Nate and I got our gloves on, and readied ourselves out at the cowshed. It was a lovely summer day, and I was glad I had put on sunscreen. Across the field we could see as Pat gave the signal, and we pulled about six feet of rope... we counted, but found it was easier just to watch Pat to see when he lifted the wire to put it into the conduit. With two of us pulling, it really wasn't too hard; the rope was a little slippery, but we found that we could bend it and make good friction on our gloves. Pat stopped a couple of times to rearrange wire, we pulled some more, and then suddenly we about fell over: the wire was poking out of the conduit!

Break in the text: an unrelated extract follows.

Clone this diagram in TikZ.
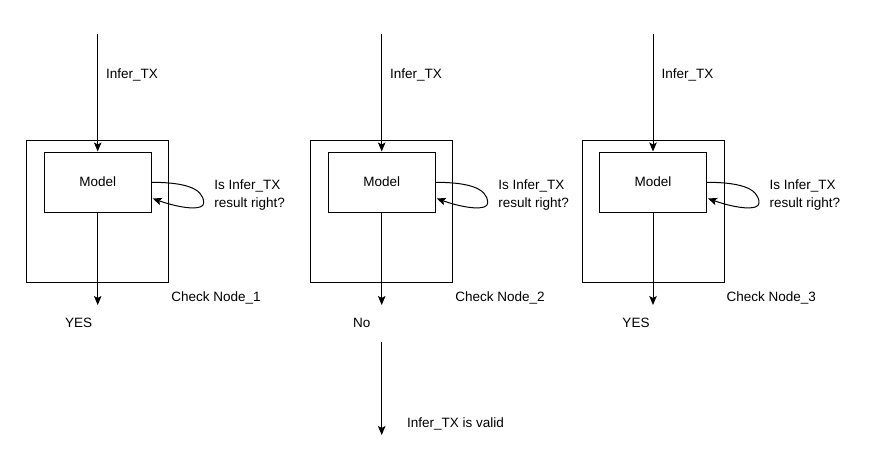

As Pat was packing up his tools he mentioned that he had gotten a shock in the barn while cutting some galvanized racking for the panels. "Hmm," I said. "You know that just about everything on the property is farmer-built, and seldom to code. Did you look into it?" He confessed that he hadn't, so we agreed to go look at the breaker out in the barn.
No sooner had we unscrewed the front of the breaker panel when we heard BZZZT, and saw some sparks. "Go back to the house, and turn off the outbuildings," Pat instructed. I ran back back, and turned it off. When I got back, Pat was doing his post mortem: "See this here? It's against code to have a outlet in a panel like this. And see this? The bonding for this bus bar has corroded and come undone, so the neutral is just flopping around. Look at these burned wires; you're lucky the barn hasn't burned down." Yep, darn lucky.
I undid all the connections, and pulled the whole breaker box off the barn wall. I taped up the hot wires, and put a note on the cottage breaker so that no one would turn on the barn tap. Next trip I'll have to fashion a more robust wiring solution for the barn, but at least we still have a barn.